Measuring modularity

In this example, we will work on the modularity of the Kato et al. (1990) dataset of plant and pollinator interactions, available from IWDB.

We first save the raw text matrix locally:

download(
  "https://www.nceas.ucsb.edu/interactionweb/data/plant_pollinator/text/kato_matr_f.txt",
  "kato.txt"
)

If this fails, just download the file manually and save it as kato.txt.

This dataset has 91 plants and about 600 pollinators, and is therefore part of the "big" ecological networks. It is additionally sparse, with about 1200 interactions (for a density of 0.019).

We can read it into a binary adjacency matrix with:

A = map((x) -> x>0?1:0, int(readdlm("kato.txt")))

Once this is done, we will apply the partition_lp to this matrix:

kato_lp = partition_lp(A)

We can measure the modularity of this initial partition using Q:

Q(kato_lp)

This should give a value close to 0.54 (keep in mind that this is a stochastic process).

The next step is to optimize the modularity further, using Brim:

kato_lp |> recursive_brim! |> Q

This should give a value around 0.57.

Usually, the LP step is repeated several times, to make sure that a suitably (yet arbitrarily...) large part of the parameter space has been explored. We can do so using a simple wrapper function:

lpbrim = (A) -> A |> partition_lp |> recursive_brim!

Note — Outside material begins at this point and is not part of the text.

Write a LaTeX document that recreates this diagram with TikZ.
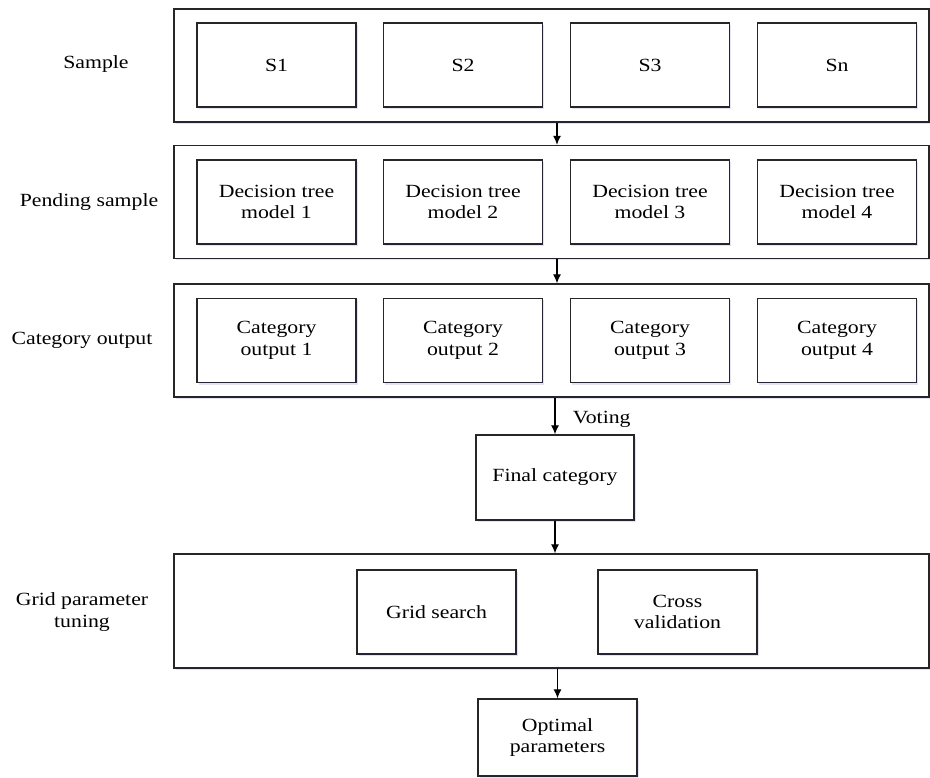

Note that this function does not measure modularity. We will first apply it 50 times (on my machine, each run takes on average 3 seconds); of course, for real applications, it would be better to repeat this step 1000 times or more (and to do so in a parallel way).

kato_partitions = map(lpbrim, [A for i in 1:50])

We can now get the modularity values:

kato_partitions_Q = map(Q, kato_partitions)

Most of the times, this will give an array of 50 identical (or very close) values. This is because the modular structure of this network is rather easy to optimize.